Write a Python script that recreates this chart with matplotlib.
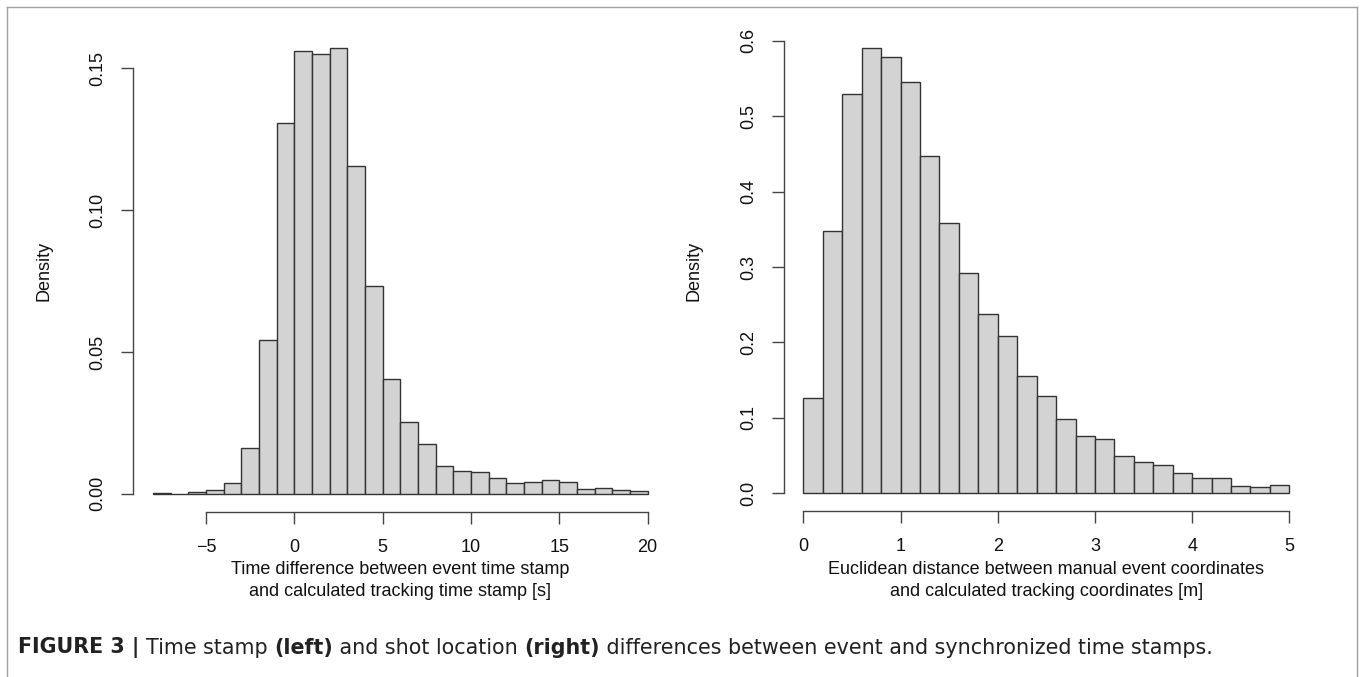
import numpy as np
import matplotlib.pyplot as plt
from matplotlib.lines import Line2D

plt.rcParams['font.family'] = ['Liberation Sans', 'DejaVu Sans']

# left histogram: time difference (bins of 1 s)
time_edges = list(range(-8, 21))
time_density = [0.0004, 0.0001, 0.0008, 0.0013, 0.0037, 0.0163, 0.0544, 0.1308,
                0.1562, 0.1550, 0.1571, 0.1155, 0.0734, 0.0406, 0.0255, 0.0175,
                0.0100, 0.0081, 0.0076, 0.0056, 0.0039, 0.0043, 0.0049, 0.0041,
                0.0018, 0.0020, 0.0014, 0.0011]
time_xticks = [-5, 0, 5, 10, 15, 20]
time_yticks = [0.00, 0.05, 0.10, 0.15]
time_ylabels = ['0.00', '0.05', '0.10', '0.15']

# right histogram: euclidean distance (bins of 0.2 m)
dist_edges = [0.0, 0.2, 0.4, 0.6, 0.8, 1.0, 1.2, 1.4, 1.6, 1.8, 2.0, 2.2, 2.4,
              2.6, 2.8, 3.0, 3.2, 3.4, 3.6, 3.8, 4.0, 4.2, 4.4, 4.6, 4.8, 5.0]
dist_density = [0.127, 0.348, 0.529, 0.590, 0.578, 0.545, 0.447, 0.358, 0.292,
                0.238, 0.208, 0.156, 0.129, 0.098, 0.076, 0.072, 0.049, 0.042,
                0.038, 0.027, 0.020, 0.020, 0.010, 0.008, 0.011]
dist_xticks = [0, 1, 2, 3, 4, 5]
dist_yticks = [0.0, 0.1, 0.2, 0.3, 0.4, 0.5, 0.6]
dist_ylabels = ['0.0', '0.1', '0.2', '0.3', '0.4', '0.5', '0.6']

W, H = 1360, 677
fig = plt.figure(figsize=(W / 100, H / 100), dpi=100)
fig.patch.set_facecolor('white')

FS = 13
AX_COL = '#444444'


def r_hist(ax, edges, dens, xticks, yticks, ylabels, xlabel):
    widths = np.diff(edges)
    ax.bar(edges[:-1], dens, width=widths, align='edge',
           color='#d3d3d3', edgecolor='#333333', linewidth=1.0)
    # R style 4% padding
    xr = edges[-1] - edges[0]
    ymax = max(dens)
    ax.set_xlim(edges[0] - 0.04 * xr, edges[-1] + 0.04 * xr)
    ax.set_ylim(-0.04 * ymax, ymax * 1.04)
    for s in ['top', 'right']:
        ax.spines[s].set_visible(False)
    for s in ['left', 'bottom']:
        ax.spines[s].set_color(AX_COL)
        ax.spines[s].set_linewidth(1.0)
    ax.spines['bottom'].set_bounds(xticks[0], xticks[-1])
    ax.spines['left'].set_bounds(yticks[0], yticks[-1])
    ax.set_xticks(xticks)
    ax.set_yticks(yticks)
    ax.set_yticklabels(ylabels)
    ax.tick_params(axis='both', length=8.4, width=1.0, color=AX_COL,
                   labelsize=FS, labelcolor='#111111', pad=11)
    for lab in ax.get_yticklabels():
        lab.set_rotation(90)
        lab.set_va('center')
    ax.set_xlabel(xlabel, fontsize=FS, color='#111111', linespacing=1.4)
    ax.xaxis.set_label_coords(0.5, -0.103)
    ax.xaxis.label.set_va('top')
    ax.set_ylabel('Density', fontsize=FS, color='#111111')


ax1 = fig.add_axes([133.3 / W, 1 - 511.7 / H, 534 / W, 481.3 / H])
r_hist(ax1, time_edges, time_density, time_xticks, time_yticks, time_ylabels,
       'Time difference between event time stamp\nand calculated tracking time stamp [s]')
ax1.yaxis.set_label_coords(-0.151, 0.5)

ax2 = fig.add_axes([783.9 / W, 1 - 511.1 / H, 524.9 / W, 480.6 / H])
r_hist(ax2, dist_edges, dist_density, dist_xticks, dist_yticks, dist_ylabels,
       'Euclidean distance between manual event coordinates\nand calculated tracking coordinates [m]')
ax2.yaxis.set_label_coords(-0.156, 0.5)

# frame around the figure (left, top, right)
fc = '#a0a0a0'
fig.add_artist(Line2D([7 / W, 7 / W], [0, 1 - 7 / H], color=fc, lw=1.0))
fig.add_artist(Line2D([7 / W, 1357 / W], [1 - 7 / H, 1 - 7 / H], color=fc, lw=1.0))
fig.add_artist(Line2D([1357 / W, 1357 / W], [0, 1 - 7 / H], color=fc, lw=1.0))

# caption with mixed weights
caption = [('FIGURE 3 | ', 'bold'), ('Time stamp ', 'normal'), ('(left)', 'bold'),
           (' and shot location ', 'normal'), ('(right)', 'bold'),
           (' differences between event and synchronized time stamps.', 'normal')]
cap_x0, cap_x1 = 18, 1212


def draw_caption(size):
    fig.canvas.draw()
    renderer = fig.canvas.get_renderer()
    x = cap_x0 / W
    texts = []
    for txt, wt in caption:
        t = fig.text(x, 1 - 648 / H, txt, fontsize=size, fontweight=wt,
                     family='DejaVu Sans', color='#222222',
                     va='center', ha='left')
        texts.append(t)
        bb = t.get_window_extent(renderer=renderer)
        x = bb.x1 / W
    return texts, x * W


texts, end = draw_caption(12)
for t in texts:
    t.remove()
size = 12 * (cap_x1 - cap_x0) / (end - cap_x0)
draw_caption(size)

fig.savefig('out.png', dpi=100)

▶ **OBJECTIVE**
Repeat the lines of the listing above verbatim, beginning at its first line and ending at the line containing "time_ylabels = ['0.00', '0.05', '0.10', '0.15']", which is included. Omit pictures.

▶ **RESPONSE TO THE TASK**
Write a Python script that recreates this chart with matplotlib.
import numpy as np
import matplotlib.pyplot as plt
from matplotlib.lines import Line2D

plt.rcParams['font.family'] = ['Liberation Sans', 'DejaVu Sans']

# left histogram: time difference (bins of 1 s)
time_edges = list(range(-8, 21))
time_density = [0.0004, 0.0001, 0.0008, 0.0013, 0.0037, 0.0163, 0.0544, 0.1308,
                0.1562, 0.1550, 0.1571, 0.1155, 0.0734, 0.0406, 0.0255, 0.0175,
                0.0100, 0.0081, 0.0076, 0.0056, 0.0039, 0.0043, 0.0049, 0.0041,
                0.0018, 0.0020, 0.0014, 0.0011]
time_xticks = [-5, 0, 5, 10, 15, 20]
time_yticks = [0.00, 0.05, 0.10, 0.15]
time_ylabels = ['0.00', '0.05', '0.10', '0.15']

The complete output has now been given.